Canon T4i Rebel SLR camera with a Canon EFS 55-250mm F4-5.6 1/400 sec. F 7.1 ISO 100
One of the pleasures of tracking wildflowers here in Southern Ontario is what I call the virtual parade of flowers that Nature puts forth throughout the warmer seasons. Beginning in early spring with Coltsfoot, Hepatica, Trout Lilies and Red and White Trilliums, Mother Nature presents a steady procession of different types of wildflowers as we get into late spring, the summer months and even in to late summer and early fall with the emergence of various Goldenrods, Asters and Jewelweeds to name a few.
An intriguing aspect of my annual journey is coming across wildflowers in places that you would not expect them and at times of the year when you would not expect them.
One such example came on the 21st of September as Terry Sprague led a Quinte Field Naturalists outing to Sandbanks Provincial Park, home of the largest freshwater baymouth sandbar in the world.
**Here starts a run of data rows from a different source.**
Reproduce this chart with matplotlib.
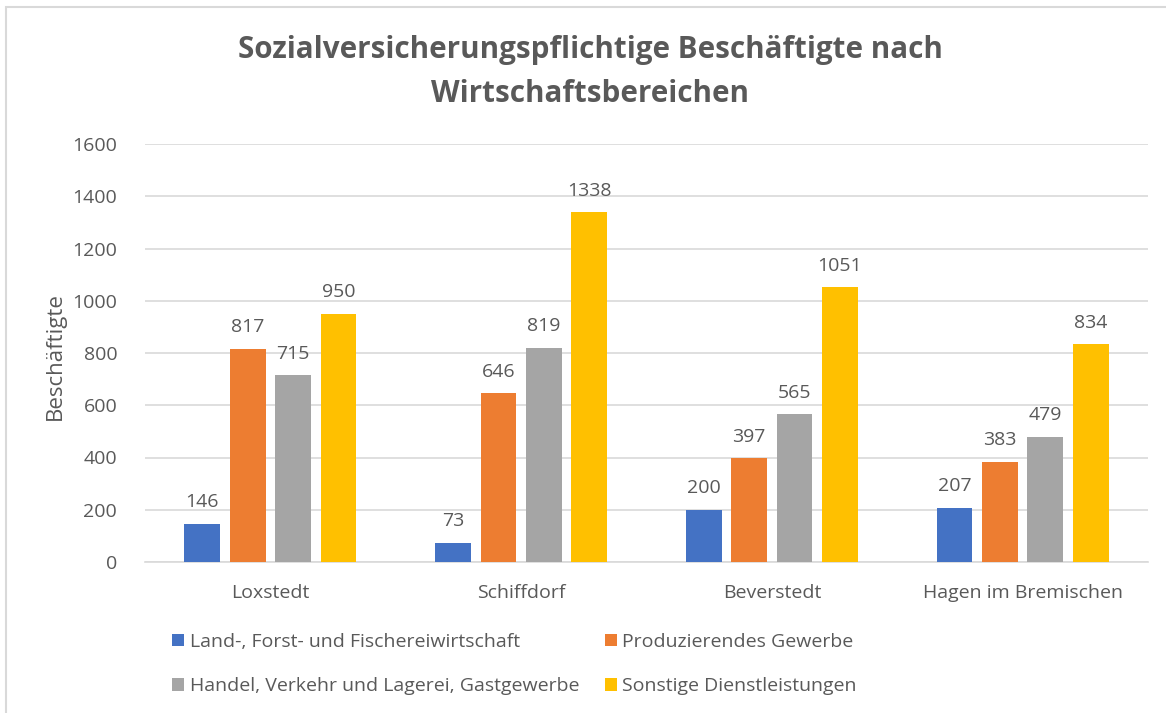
import matplotlib
matplotlib.use("Agg")
import matplotlib.pyplot as plt
import numpy as np
from matplotlib.patches import Rectangle

categories = ["Loxstedt", "Schiffdorf", "Beverstedt", "Hagen im Bremischen"]
series_names = ["Land-, Forst- und Fischereiwirtschaft", "Produzierendes Gewerbe",
                "Handel, Verkehr und Lagerei, Gastgewerbe", "Sonstige Dienstleistungen"]
land = [146, 73, 200, 207]
prod = [817, 646, 397, 383]
handel = [715, 819, 565, 479]
sonst = [950, 1338, 1051, 834]
colors = ["#4472C4", "#ED7D31", "#A5A5A5", "#FFC000"]
yticks = [0, 200, 400, 600, 800, 1000, 1200, 1400, 1600]

plt.rcParams['font.family'] = ['Open Sans', 'DejaVu Sans']
txt = "#595959"
fs = 14

W, H = 1166, 713
fig = plt.figure(figsize=(W/100, H/100), dpi=100)
ax = fig.add_axes([145/W, 1-562/H, (1148-145)/W, (562-144)/H])

fig.patches.append(Rectangle((6/W, -0.1), 1.2, 1-7/H+0.1, transform=fig.transFigure,
                             fill=False, edgecolor="#D9D9D9", linewidth=1.5))

x = np.arange(len(categories))
step = 0.181
bw = 0.143
data = [land, prod, handel, sonst]
handles = []
for i, (vals, c) in enumerate(zip(data, colors)):
    pos = x + (i - 1.5) * step
    b = ax.bar(pos, vals, width=bw, color=c, zorder=3, label=series_names[i])
    handles.append(b)
    for p, v in zip(pos, vals):
        ax.text(p, v + 48, str(v), ha="center", va="bottom", fontsize=fs, color=txt)

ax.set_xlim(-0.5, len(categories) - 0.5)
ax.set_ylim(0, 1600)
ax.set_yticks(yticks)
ax.set_yticklabels([str(t) for t in yticks], fontsize=fs, color=txt)
ax.set_xticks(x)
ax.set_xticklabels(categories, fontsize=fs, color=txt)
ax.tick_params(axis="both", length=0)
ax.tick_params(axis="y", pad=20)
ax.tick_params(axis="x", pad=16)
ax.grid(axis="y", color="#D9D9D9", linewidth=1.2, zorder=0)
for s in ["top", "right", "left"]:
    ax.spines[s].set_visible(False)
ax.spines["bottom"].set_color("#D9D9D9")
ax.spines["bottom"].set_linewidth(1.2)

fig.text(55/W, 1-356/H, "Beschäftigte", rotation=90, ha="center", va="center",
         fontsize=16, color=txt)

fig.text(590/W, 1-50/H, "Sozialversicherungspflichtige Beschäftigte nach",
         ha="center", va="center", fontsize=21.3, fontweight="bold", color=txt)
fig.text(590/W, 1-94/H, "Wirtschaftsbereichen",
         ha="center", va="center", fontsize=21.3, fontweight="bold", color=txt)

order = [0, 2, 1, 3]
leg = fig.legend([handles[i] for i in order], [series_names[i] for i in order],
                 ncol=2, loc="upper left", bbox_to_anchor=(172/W, 1-633/H),
                 frameon=False, fontsize=fs, handlelength=0.6, handleheight=0.6,
                 handletextpad=0.3, columnspacing=1.33, labelspacing=1.36,
                 borderpad=0, borderaxespad=0)
for t in leg.get_texts():
    t.set_color(txt)

fig.savefig("out.png", dpi=100)
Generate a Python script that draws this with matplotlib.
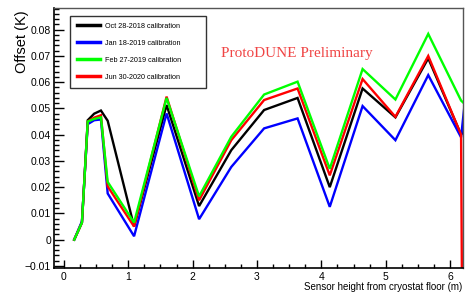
import matplotlib
matplotlib.use("Agg")
import matplotlib.pyplot as plt
from matplotlib.ticker import MultipleLocator, FuncFormatter

# Sensor heights (m)
heights = [0.16, 0.28, 0.37, 0.47, 0.575, 0.68, 1.09, 1.595, 2.10, 2.60,
           3.11, 3.63, 4.13, 4.64, 5.15, 5.66, 6.17, 6.30]

labels = ["Oct 28-2018 calibration", "Jan 18-2019 calibration",
          "Feb 27-2019 calibration", "Jun 30-2020 calibration"]

oct2018 = [0.0, 0.0065, 0.0455, 0.048, 0.0492, 0.0453, 0.005, 0.0513, 0.0128, 0.0341,
           0.0494, 0.054, 0.020, 0.0576, 0.0466, 0.0691, 0.040, 0.044]
jan2019 = [0.0, 0.007, 0.044, 0.0455, 0.0458, 0.0176, 0.0013, 0.0481, 0.0078, 0.0277,
           0.0424, 0.0462, 0.0125, 0.0509, 0.0379, 0.0627, 0.039, 0.069]
feb2019 = [0.0, 0.0065, 0.045, 0.046, 0.0466, 0.022, 0.0065, 0.054, 0.0165, 0.0392,
           0.0553, 0.0602, 0.027, 0.065, 0.0534, 0.0784, 0.053, 0.050]
jun2020 = [0.0, 0.0065, 0.045, 0.0465, 0.0474, 0.0203, 0.005, 0.0545, 0.015, 0.0379,
           0.0532, 0.0576, 0.0245, 0.0612, 0.0468, 0.070, 0.040, -0.5]

colors = ["#000000", "#0000ff", "#00ff00", "#ff0000"]

plt.rcParams['font.family'] = ['Liberation Sans', 'DejaVu Sans']

fig = plt.figure(figsize=(4.65, 2.93), dpi=100)
ax = fig.add_axes([0.116, 0.0853, 0.8797, 0.8877])

series = [oct2018, jan2019, feb2019, jun2020]
handles = []
for vals, c, lab in zip(series, colors, labels):
    h, = ax.plot(heights, vals, color=c, lw=1.7, label=lab, solid_joinstyle='miter')
    handles.append(h)
# draw order: green over red
handles[2].set_zorder(3)
handles[3].set_zorder(2.5)

ax.set_xlim(-0.155, 6.2)
ax.set_ylim(-0.0108, 0.0883)

ax.xaxis.set_major_locator(MultipleLocator(1))
ax.xaxis.set_minor_locator(MultipleLocator(0.25))
ax.yaxis.set_major_locator(MultipleLocator(0.01))
ax.yaxis.set_minor_locator(MultipleLocator(0.002))
ax.yaxis.set_major_formatter(FuncFormatter(lambda v, p: "0" if abs(v) < 1e-9 else ("\u2212%.2f" % -v if v < 0 else "%.2f" % v)))

ax.tick_params(axis='y', which='major', direction='in', length=7, width=1, labelsize=7.5, pad=2, right=False)
ax.tick_params(axis='y', which='minor', direction='in', length=3.6, width=1, right=False)
ax.tick_params(axis='x', which='major', direction='in', length=5.5, width=1, labelsize=7.5, pad=3, top=False)
ax.tick_params(axis='x', which='minor', direction='in', length=2.7, width=1, top=False)

for s in ['left', 'bottom']:
    ax.spines[s].set_linewidth(1.2)
    ax.spines[s].set_color('black')
for s in ['top', 'right']:
    ax.spines[s].set_linewidth(1.0)
    ax.spines[s].set_color('#555555')

fig.text(0.047, 0.965, "Offset (K)", rotation=90, fontsize=10.5, ha='center', va='top')
fig.text(0.995, 0.005, "Sensor height from cryostat floor (m)", fontsize=7, ha='right', va='bottom')

ax.text(0.409, 0.812, "ProtoDUNE Preliminary", transform=ax.transAxes,
        family=['Liberation Serif', 'DejaVu Serif'], fontsize=11, color='#f04545',
        ha='left', va='baseline')

leg = ax.legend(handles=handles, loc='upper left', bbox_to_anchor=(0.039, 0.969, 0.333, 0.0),
                mode='expand', fontsize=5.2, frameon=True, fancybox=False,
                edgecolor='#333333', framealpha=1, borderpad=0.95, labelspacing=1.38,
                handlelength=3.2, handletextpad=0.7, borderaxespad=0)
leg.get_frame().set_linewidth(1.0)
for l in leg.get_lines():
    l.set_linewidth(2.5)

fig.savefig("out.png", dpi=100)
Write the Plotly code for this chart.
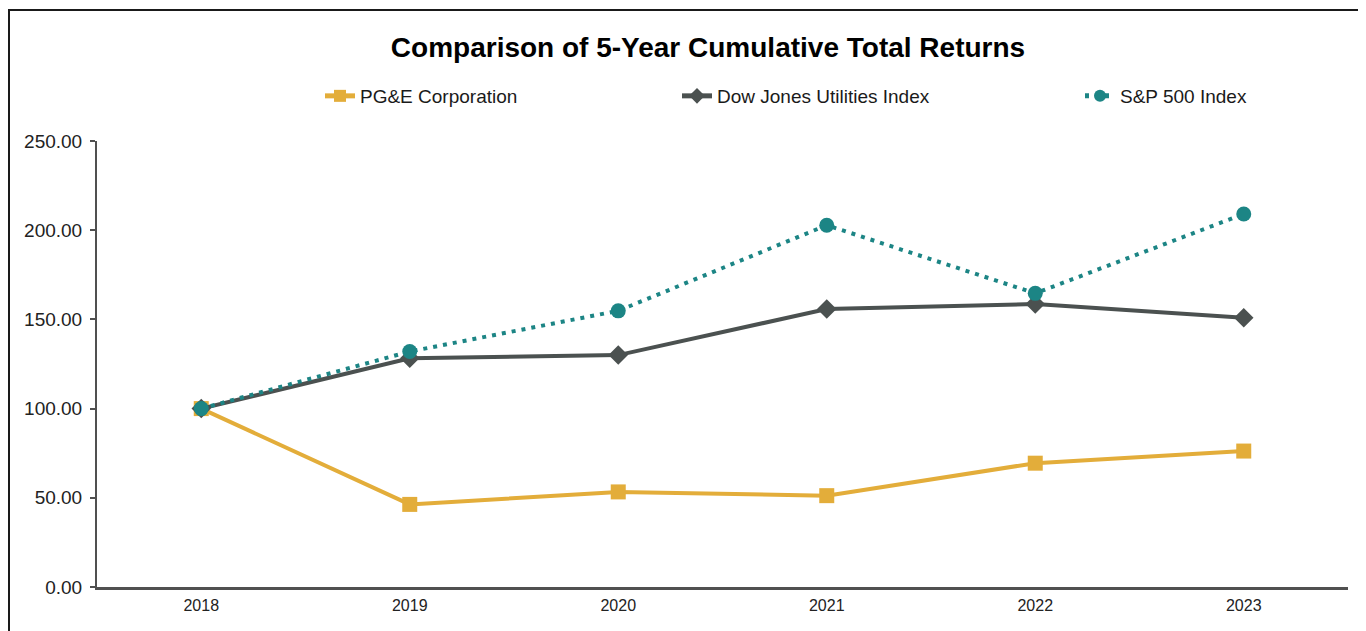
import plotly.graph_objects as go

years = ["2018", "2019", "2020", "2021", "2022", "2023"]
pge = [100.00, 46.3, 53.3, 51.2, 69.4, 76.2]
dju = [100.00, 128.2, 130.0, 155.8, 158.6, 150.9]
sp500 = [100.00, 132.0, 154.8, 202.8, 164.6, 209.1]
yticks = [0, 50, 100, 150, 200, 250]

GOLD = "#E3AD3A"
GRAY = "#4B5150"
TEAL = "#1C8585"
FONT = "Liberation Sans, Arial"

fig = go.Figure()
fig.add_trace(go.Scatter(
    x=years, y=pge, name="PG&E Corporation", mode="lines+markers",
    line=dict(color=GOLD, width=4),
    marker=dict(symbol="square", size=15, color=GOLD),
    legend="legend", showlegend=True))
fig.add_trace(go.Scatter(
    x=years, y=dju, name="Dow Jones Utilities Index", mode="lines+markers",
    line=dict(color=GRAY, width=4),
    marker=dict(symbol="diamond", size=15, color=GRAY),
    legend="legend2", showlegend=True))
fig.add_trace(go.Scatter(
    x=years, y=sp500, name="S&P 500 Index", mode="lines+markers",
    line=dict(color=TEAL, width=4, dash="4px,6px"),
    marker=dict(symbol="circle", size=15, color=TEAL),
    legend="legend3", showlegend=True))

# figure is drawn with an 8px page offset (body margin)
OFF = 8
W, H = 1366, 631
L, R, T, B = 89, 26, 133, 52
pw, ph = W - L - R, H - T - B


def px(xpage):
    return (xpage - OFF - L) / pw


def py(ypage):
    return (H - B - (ypage - OFF)) / ph


leg_common = dict(orientation="h", yanchor="middle", xanchor="left",
                  font=dict(family=FONT, size=19, color="#1a1a1a"),
                  bgcolor="rgba(0,0,0,0)", itemsizing="constant")

fig.update_layout(
    width=W, height=H,
    showlegend=True,
    margin=dict(l=L, r=R, t=T, b=B),
    paper_bgcolor="white", plot_bgcolor="white",
    title=dict(text="<b>Comparison of 5-Year Cumulative Total Returns</b>",
               x=(708 - OFF) / W, xref="container",
               xanchor="center", y=1 - (47 - OFF) / H, yref="container", yanchor="middle",
               font=dict(family=FONT, size=28, color="#000000")),
    legend=dict(x=px(320), y=py(96), **leg_common),
    legend2=dict(x=px(677), y=py(96), **leg_common),
    legend3=dict(x=px(1080), y=py(96), **leg_common),
    xaxis=dict(type="category", range=[-0.5, 5.5], showgrid=False,
               showline=True, linecolor="#505050", linewidth=3,
               ticks="", tickfont=dict(family=FONT, size=16, color="#222222"),
               ticklabelstandoff=2,
               fixedrange=True, zeroline=False),
    yaxis=dict(range=[0, 250], tickvals=yticks, tickformat=".2f",
               showgrid=False, showline=True, linecolor="#505050", linewidth=2,
               ticks="outside", ticklen=5, tickwidth=2, tickcolor="#505050",
               ticklabelstandoff=4,
               tickfont=dict(family=FONT, size=19, color="#222222"),
               zeroline=False, fixedrange=True),
    shapes=[dict(type="rect", xref="paper", yref="paper",
                 x0=px(9), x1=px(1390), y0=py(660), y1=py(10),
                 line=dict(color="#1a1a1a", width=2), fillcolor="rgba(0,0,0,0)",
                 layer="below")],
)

fig.write_html("out.html")
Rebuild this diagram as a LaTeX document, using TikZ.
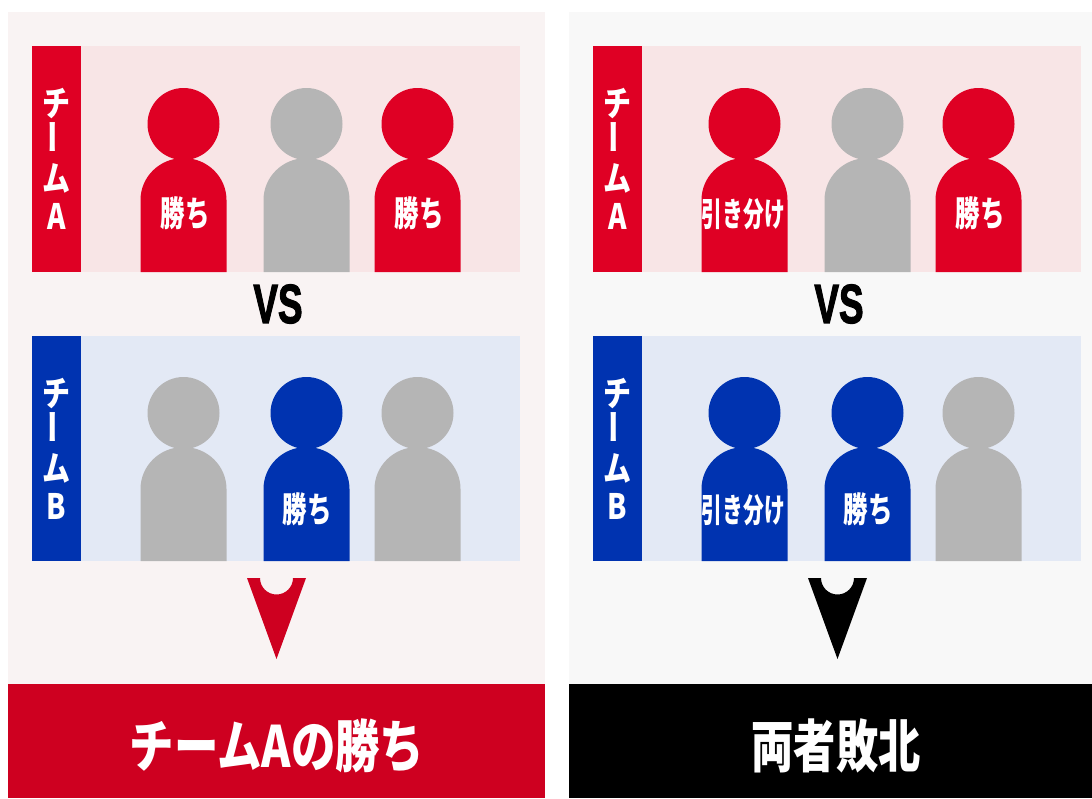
\documentclass[tikz,border=0pt]{standalone}
\usepackage{fontspec}
\setmainfont{Liberation Sans}
\newfontfamily\cjk{Noto Sans CJK JP}
\newfontfamily\heavy{Liberation Sans}[FakeBold=2.5]
\definecolor{teamred}{HTML}{DF0024}
\definecolor{teamblue}{HTML}{0033B0}
\definecolor{offgray}{HTML}{B5B5B5}
\definecolor{bandred}{HTML}{CE0020}
\definecolor{panelred}{HTML}{F9F3F3}
\definecolor{panelgray}{HTML}{F8F8F8}
\definecolor{rowred}{HTML}{F8E5E6}
\definecolor{rowblue}{HTML}{E3E9F5}
\tikzset{
  tagtext/.style={text=white,inner sep=0pt,align=center,xscale=.8,font=\cjk\bfseries\fontsize{35}{37.5}\selectfont},
  vstext/.style={inner sep=0pt,xscale=.67,font=\heavy\bfseries\fontsize{55}{55}\selectfont},
  wintext/.style={text=white,inner sep=0pt,xscale=.7,font=\cjk\bfseries\fontsize{35}{35}\selectfont},
  drawtext/.style={text=white,inner sep=0pt,xscale=.63,font=\cjk\bfseries\fontsize{33}{33}\selectfont},
  resulttext/.style={text=white,inner sep=0pt,xscale=.78,font=\cjk\bfseries\fontsize{57}{57}\selectfont}
}
\begin{document}
\begin{tikzpicture}[x=1pt,y=-1pt]
  \useasboundingbox (0,0) rectangle (1092,798);
  \fill[white] (0,0) rectangle (1092,798);
  % panels, rows and bands
  \foreach \x/\pw/\panelcol/\bandcol in {0/537/panelred/bandred, 561/523/panelgray/black}{
    \fill[\panelcol] (\x+8,12) rectangle ++(\pw,672);
    \fill[\bandcol] (\x+8,684) rectangle ++(\pw,114);
    \fill[rowred] (\x+81,46) rectangle (\x+520,272);
    \fill[rowblue] (\x+81,336) rectangle (\x+520,561);
    \fill[teamred] (\x+32,46) rectangle (\x+81,272);
    \fill[teamblue] (\x+32,336) rectangle (\x+81,561);
    \node[tagtext] (tagA\x) at (\x+56.5,159) {チ\\\rotatebox{90}{ー}\\ム\\A};
    \node[tagtext] (tagB\x) at (\x+56.5,449) {チ\\\rotatebox{90}{ー}\\ム\\B};
    \node[vstext] (vs\x) at (\x+278,304) {VS};
    \fill[\bandcol] (\x+247,578) -- (\x+260,578) arc[start angle=180,end angle=0,radius=16.5] -- (\x+306,578) -- (\x+276.5,659) -- cycle;
  }
  % people
  \foreach \x/\y/\col in {183.5/272/teamred, 306.5/272/offgray, 417.5/272/teamred,
    183.5/561/offgray, 306.5/561/teamblue, 417.5/561/offgray,
    744.5/272/teamred, 867.5/272/offgray, 978.5/272/teamred,
    744.5/561/teamblue, 867.5/561/teamblue, 978.5/561/offgray}{
    \fill[\col] (\x,\y-148) circle (36);
    \fill[\col] (\x-43,\y) -- (\x-43,\y-72) arc[start angle=180,end angle=360,x radius=43,y radius=42] -- (\x+43,\y) -- cycle;
  }
  \foreach \x/\y/\name in {185/213/win1, 419/213/win2, 307/509/win3, 980/213/win4, 868/509/win5}{
    \node[wintext] (\name) at (\x,\y) {勝ち};
  }
  \foreach \x/\y/\name in {743.5/214/even1, 743.5/510/even2}{
    \node[drawtext] (\name) at (\x,\y) {引き分け};
  }
  % results
  \node[resulttext] (resultA) at (277,746) {チームAの勝ち};
  \node[resulttext,xscale=.95] (resultB) at (836,746) {両者敗北};
\end{tikzpicture}
\end{document}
The purpose of the outing was to visit the pannes, low areas located between the coastal and inland dunes that are seasonally or continually wet.
The day was perfect with clear blue skies and comfortable temperatures and the outing participants were treated to a perfect array of seasonal wildflowers in full bloom.
The brilliant display included Fringed Gentian, Purple Gerardia, Hooded Ladies Tresses, Boneset, Kalm’s Lobelia, Gray Goldenrod and Marsh St John Wort. An added bonus was the profusion of New England Asters on the fringes of the pannes, one of which was covered by a handful of colourful Painted Lady butterflies stocking up on pollen or nectar.
To use an oft quoted expression, “The wonders of Nature never cease to amaze me.”